Starting at the first line of the listing below, repeat each line exactly until the line containing "import * as d3 from 'd3';", which you include. Leave out pictures.

--- START OF Supplied information ---

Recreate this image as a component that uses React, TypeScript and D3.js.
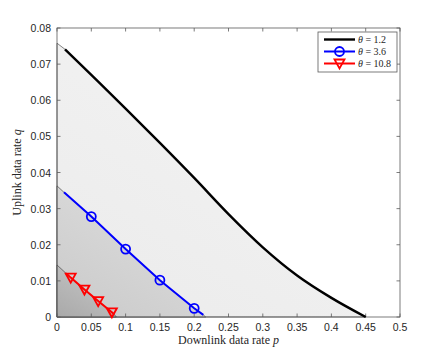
import { useEffect, useRef } from 'react';
import * as d3 from 'd3';

// theta = 1.2
const pBlack = [0.0117, 0.05, 0.1, 0.15, 0.2, 0.25, 0.3, 0.35, 0.4, 0.45];
const qBlack = [0.0741, 0.067, 0.0577, 0.0482, 0.0385, 0.0285, 0.0193, 0.0115, 0.0053, 0];
const edgeBlack = [0, 0.0758];
// theta = 3.6
const pBlue = [0.0102, 0.05, 0.1, 0.15, 0.2, 0.2133];
const qBlue = [0.0345, 0.0278, 0.0188, 0.0102, 0.0024, 0.0006];
const markBlue = [1, 2, 3, 4];
const edgeBlue = [[0, 0.0363], [0.2167, 0]];
// theta = 10.8
const pRed = [0.0131, 0.02, 0.04, 0.06, 0.08, 0.0835];
const qRed = [0.0121, 0.0109, 0.0076, 0.0044, 0.0013, 0.0007];
const markRed = [1, 2, 3, 4];
const edgeRed = [[0, 0.0144], [0.0865, 0]];

const xTicks = d3.range(0, 0.5001, 0.05);
const yTicks = d3.range(0, 0.0801, 0.01);
const legendLabels = ['1.2', '3.6', '10.8'];
const colors = ['#000000', '#0000ff', '#ff0000'];

export default function App() {
  const ref = useRef<SVGSVGElement>(null);

  useEffect(() => {
    const svg = d3.select(ref.current);
    svg.selectAll('*').remove();
    const m = { left: 57, top: 28, right: 43, bottom: 39 };
    const W = 443 - m.left - m.right;
    const H = 356 - m.top - m.bottom;
    const x = d3.scaleLinear().domain([0, 0.5]).range([0, W]);
    const y = d3.scaleLinear().domain([0, 0.08]).range([H, 0]);

    const defs = svg.append('defs');
    const grad = (id: string, a: string, b: string) => {
      const g = defs.append('linearGradient').attr('id', id)
        .attr('x1', '0').attr('y1', '1').attr('x2', '0.7').attr('y2', '0');
      g.append('stop').attr('offset', '0').attr('stop-color', a);
      g.append('stop').attr('offset', '1').attr('stop-color', b);
    };
    grad('gOuter', '#ebebeb', '#f3f3f3');
    grad('gMid', '#c9c9c9', '#dedede');
    grad('gIn', '#a9a9a9', '#c6c6c6');

    const g = svg.append('g').attr('transform', `translate(${m.left},${m.top})`);

    const line = d3.line<number[]>().x(d => x(d[0])).y(d => y(d[1]));
    const smooth = d3.line<number[]>().x(d => x(d[0])).y(d => y(d[1])).curve(d3.curveMonotoneX);
    const zipped = (ps: number[], qs: number[]) => ps.map((p, i) => [p, qs[i]]);

    // regions
    const outerPath = `M${x(0)},${y(0)}L${x(edgeBlack[0])},${y(edgeBlack[1])}L` +
      smooth(zipped(pBlack, qBlack))!.slice(1) + 'Z';
    const mid = [[0, 0], edgeBlue[0], ...zipped(pBlue, qBlue), edgeBlue[1]];
    const inner = [[0, 0], edgeRed[0], ...zipped(pRed, qRed), edgeRed[1]];
    g.append('path').attr('d', outerPath)
      .attr('fill', 'url(#gOuter)').attr('stroke', '#333').attr('stroke-width', 0.6);
    [[mid, 'gMid'], [inner, 'gIn']].forEach(([pts, id]) => {
      g.append('path').attr('d', line(pts as number[][]) + 'Z')
        .attr('fill', `url(#${id})`).attr('stroke', '#333').attr('stroke-width', 0.6);
    });

    // axes box
    g.append('rect').attr('width', W).attr('height', H)
      .attr('fill', 'none').attr('stroke', '#5a5a5a').attr('stroke-width', 0.8);
    const tk = 3.5;
    xTicks.forEach(t => {
      g.append('line').attr('x1', x(t)).attr('x2', x(t)).attr('y1', H).attr('y2', H - tk)
        .attr('stroke', '#5a5a5a').attr('stroke-width', 0.8);
      g.append('line').attr('x1', x(t)).attr('x2', x(t)).attr('y1', 0).attr('y2', tk)
        .attr('stroke', '#5a5a5a').attr('stroke-width', 0.8);
      g.append('text').attr('x', x(t)).attr('y', H + 14).attr('text-anchor', 'middle')
        .attr('font-family', 'Liberation Sans, Arial, sans-serif').attr('font-size', 10.5)
        .attr('fill', '#262626').text(d3.format('~g')(+t.toFixed(2)));
    });
    yTicks.forEach(t => {
      g.append('line').attr('x1', 0).attr('x2', tk).attr('y1', y(t)).attr('y2', y(t))
        .attr('stroke', '#5a5a5a').attr('stroke-width', 0.8);
      g.append('line').attr('x1', W).attr('x2', W - tk).attr('y1', y(t)).attr('y2', y(t))
        .attr('stroke', '#5a5a5a').attr('stroke-width', 0.8);
      g.append('text').attr('x', -6).attr('y', y(t) + 4).attr('text-anchor', 'end')
        .attr('font-family', 'Liberation Sans, Arial, sans-serif').attr('font-size', 10.5)
        .attr('fill', '#262626').text(d3.format('~g')(+t.toFixed(2)));
    });

    // curves
    const triangle = (sel: any, cx: number, cy: number) =>
      sel.append('path')
        .attr('d', `M${cx - 5},${cy - 4}L${cx + 5},${cy - 4}L${cx},${cy + 5}Z`)
        .attr('fill', 'none').attr('stroke', colors[2]).attr('stroke-width', 1.8);
    g.append('path').attr('d', smooth(zipped(pBlack, qBlack))).attr('fill', 'none')
      .attr('stroke', colors[0]).attr('stroke-width', 2.4);
    g.append('path').attr('d', line(zipped(pBlue, qBlue))).attr('fill', 'none')
      .attr('stroke', colors[1]).attr('stroke-width', 2);
    markBlue.forEach(i => g.append('circle').attr('cx', x(pBlue[i])).attr('cy', y(qBlue[i]))
      .attr('r', 4.5).attr('fill', 'none').attr('stroke', colors[1]).attr('stroke-width', 1.8));
    g.append('path').attr('d', line(zipped(pRed, qRed))).attr('fill', 'none')
      .attr('stroke', colors[2]).attr('stroke-width', 2);
    markRed.forEach(i => triangle(g, x(pRed[i]), y(qRed[i])));

    // axis labels
    const xl = svg.append('text').attr('x', m.left + W / 2).attr('y', 344).attr('text-anchor', 'middle')
      .attr('font-family', 'Liberation Serif, serif').attr('font-size', 12).attr('fill', '#262626');
    xl.append('tspan').text('Downlink data rate ');
    xl.append('tspan').attr('font-style', 'italic').text('p');
    const yl = svg.append('text').attr('transform', `translate(21,${m.top + H / 2}) rotate(-90)`)
      .attr('text-anchor', 'middle')
      .attr('font-family', 'Liberation Serif, serif').attr('font-size', 12).attr('fill', '#262626');
    yl.append('tspan').text('Uplink data rate ');
    yl.append('tspan').attr('font-style', 'italic').text('q');

    // legend
    const lg = svg.append('g').attr('transform', 'translate(318,32)');
    lg.append('rect').attr('width', 79).attr('height', 40).attr('fill', '#fff')
      .attr('stroke', '#5a5a5a').attr('stroke-width', 0.8);
    legendLabels.forEach((lab, i) => {
      const yy = 7.5 + i * 12;
      lg.append('line').attr('x1', 6).attr('x2', 37).attr('y1', yy).attr('y2', yy)
        .attr('stroke', colors[i]).attr('stroke-width', i === 0 ? 2.4 : 2);
      if (i === 1) lg.append('circle').attr('cx', 21.5).attr('cy', yy).attr('r', 4.5)
        .attr('fill', 'none').attr('stroke', colors[1]).attr('stroke-width', 1.8);
      if (i === 2) triangle(lg, 21.5, yy);
      const t = lg.append('text').attr('x', 40).attr('y', yy + 3.5)
        .attr('font-family', 'Liberation Serif, serif').attr('font-size', 10).attr('fill', '#262626');
      t.append('tspan').attr('font-style', 'italic').text('θ');
      t.append('tspan').text(` = ${lab}`);
    });
  }, []);

  return (
    <svg ref={ref} width={443} height={356}
      style={{ position: 'absolute', left: 0, top: 0, background: '#fff', display: 'block' }} />
  );
}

--- END OF Supplied information ---

» **Worked solution**
Recreate this image as a component that uses React, TypeScript and D3.js.
import { useEffect, useRef } from 'react';
import * as d3 from 'd3';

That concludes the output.